= Deepa M. Ollapally =

Indian academic

Deepa M. Ollapally is research professor of international affairs and the associate director of the Sigur Center for Asian Studies at the Elliott School of International Affairs, George Washington University. She is also the director of the Rising Powers Initiative launched by the Elliott School in 2009.

== Academic career ==
Ollapally holds a Ph.D. in Political Science from Columbia University. Ollapally joined George Washington University in 2003. She directed the South Asia program at the U.S. Institute of Peace from 1998-2003, and taught at Swarthmore College from 1990-97. From 1996-98, Ollapally served as fellow of the Strategic Studies Unit at the National Institute of Advanced Studies in Bangalore, India.
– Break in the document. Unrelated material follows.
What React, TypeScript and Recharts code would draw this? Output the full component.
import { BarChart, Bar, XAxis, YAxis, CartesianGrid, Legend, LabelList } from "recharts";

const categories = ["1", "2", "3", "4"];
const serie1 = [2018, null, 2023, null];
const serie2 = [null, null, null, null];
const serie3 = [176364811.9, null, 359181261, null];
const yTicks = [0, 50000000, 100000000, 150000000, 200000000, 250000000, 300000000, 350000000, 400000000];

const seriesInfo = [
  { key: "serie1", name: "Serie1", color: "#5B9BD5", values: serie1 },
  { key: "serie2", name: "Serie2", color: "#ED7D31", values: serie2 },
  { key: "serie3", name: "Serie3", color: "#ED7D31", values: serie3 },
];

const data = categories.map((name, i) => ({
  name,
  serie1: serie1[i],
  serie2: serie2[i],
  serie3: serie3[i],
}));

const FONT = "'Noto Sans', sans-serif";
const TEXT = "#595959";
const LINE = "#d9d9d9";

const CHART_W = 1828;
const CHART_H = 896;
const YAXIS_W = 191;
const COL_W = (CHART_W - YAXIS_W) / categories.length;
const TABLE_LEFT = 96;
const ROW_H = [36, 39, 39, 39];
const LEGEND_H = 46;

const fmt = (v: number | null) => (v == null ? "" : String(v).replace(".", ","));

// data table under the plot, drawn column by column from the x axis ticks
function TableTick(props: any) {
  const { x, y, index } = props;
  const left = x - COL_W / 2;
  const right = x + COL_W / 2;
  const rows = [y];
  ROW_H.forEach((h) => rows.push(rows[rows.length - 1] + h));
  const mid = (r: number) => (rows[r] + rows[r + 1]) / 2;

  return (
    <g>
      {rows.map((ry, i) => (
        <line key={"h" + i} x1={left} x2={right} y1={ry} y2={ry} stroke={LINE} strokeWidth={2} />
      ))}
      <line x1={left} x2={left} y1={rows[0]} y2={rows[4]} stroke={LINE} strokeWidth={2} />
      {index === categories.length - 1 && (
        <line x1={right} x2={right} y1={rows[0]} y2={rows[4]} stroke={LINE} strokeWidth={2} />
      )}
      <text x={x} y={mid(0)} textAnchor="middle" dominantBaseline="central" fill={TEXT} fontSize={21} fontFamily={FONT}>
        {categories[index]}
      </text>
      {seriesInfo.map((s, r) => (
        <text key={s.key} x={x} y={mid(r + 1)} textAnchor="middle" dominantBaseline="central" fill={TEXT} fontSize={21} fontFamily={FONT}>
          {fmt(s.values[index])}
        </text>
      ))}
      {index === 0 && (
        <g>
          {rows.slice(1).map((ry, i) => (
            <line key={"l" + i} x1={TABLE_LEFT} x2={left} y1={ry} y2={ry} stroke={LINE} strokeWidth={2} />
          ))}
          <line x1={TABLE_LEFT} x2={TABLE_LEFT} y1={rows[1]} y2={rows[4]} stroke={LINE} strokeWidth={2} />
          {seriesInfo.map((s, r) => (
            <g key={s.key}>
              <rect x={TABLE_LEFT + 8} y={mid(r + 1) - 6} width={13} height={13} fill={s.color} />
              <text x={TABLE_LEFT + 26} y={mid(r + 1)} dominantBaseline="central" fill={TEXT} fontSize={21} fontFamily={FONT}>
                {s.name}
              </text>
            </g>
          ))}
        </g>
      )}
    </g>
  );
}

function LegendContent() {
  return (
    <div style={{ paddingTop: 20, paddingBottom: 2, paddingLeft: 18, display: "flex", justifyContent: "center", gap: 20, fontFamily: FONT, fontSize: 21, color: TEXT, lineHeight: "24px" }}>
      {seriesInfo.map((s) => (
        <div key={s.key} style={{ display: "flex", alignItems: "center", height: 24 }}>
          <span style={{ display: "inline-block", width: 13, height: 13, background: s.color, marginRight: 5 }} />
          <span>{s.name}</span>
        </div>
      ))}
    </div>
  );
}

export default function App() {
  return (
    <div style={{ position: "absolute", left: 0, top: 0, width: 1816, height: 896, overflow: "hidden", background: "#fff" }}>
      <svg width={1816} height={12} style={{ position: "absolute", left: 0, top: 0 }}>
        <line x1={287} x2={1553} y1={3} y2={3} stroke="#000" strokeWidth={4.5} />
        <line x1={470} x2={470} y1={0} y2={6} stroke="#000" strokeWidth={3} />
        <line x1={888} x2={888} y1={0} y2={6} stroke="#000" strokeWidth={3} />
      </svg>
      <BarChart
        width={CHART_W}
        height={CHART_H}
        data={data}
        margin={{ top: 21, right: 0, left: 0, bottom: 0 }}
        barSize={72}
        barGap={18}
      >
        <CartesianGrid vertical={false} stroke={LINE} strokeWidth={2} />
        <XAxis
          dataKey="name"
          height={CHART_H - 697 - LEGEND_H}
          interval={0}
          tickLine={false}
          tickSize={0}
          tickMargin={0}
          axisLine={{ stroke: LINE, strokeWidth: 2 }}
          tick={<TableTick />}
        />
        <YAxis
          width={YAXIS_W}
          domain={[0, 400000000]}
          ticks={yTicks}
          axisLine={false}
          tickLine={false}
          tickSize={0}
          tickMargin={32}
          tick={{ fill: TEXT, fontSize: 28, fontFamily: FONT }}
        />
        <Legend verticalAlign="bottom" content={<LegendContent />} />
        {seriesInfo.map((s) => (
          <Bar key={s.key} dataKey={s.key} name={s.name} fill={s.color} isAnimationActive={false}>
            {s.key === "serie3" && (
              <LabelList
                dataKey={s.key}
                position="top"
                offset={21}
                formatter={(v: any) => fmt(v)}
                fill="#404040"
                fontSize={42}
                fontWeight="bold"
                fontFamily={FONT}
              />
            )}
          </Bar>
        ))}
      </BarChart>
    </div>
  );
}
Her research has focused on security and politics in Asia, particularly nuclear nonproliferation, extremism, gender, and identity politics in the region. Her current research focuses on domestic foreign policy debates in India and their implications for regional security and global leadership of the United States. She is an advisory council member for Women in Security, Conflict Management and Peace, New Delhi, and served on the board of directors for Women in International Security, Washington D.C. She is a familiar face in discussions and debates on foreign policy in India and abroad.

== Selected publications ==
- (co-ed. with Henry R. Nau) Worldviews of Aspiring Powers: Domestic Foreign Policy Debates in China, India, Iran, Japan, and Russia (Oxford University Press, 2012). Review by G. John Ikenberry, Foreign Affairs, January/February 2013ISBN 0199985995
- The Politics of Extremism in South Asia (Cambridge University Press, 2008) ISBN 0521875846

== Personal life ==
Ollapally is married to G. "Anand" Anandalingam, dean of the Imperial College Business School at Imperial College London, and is the mother of two children and owner of a beagle mix dog named Dash.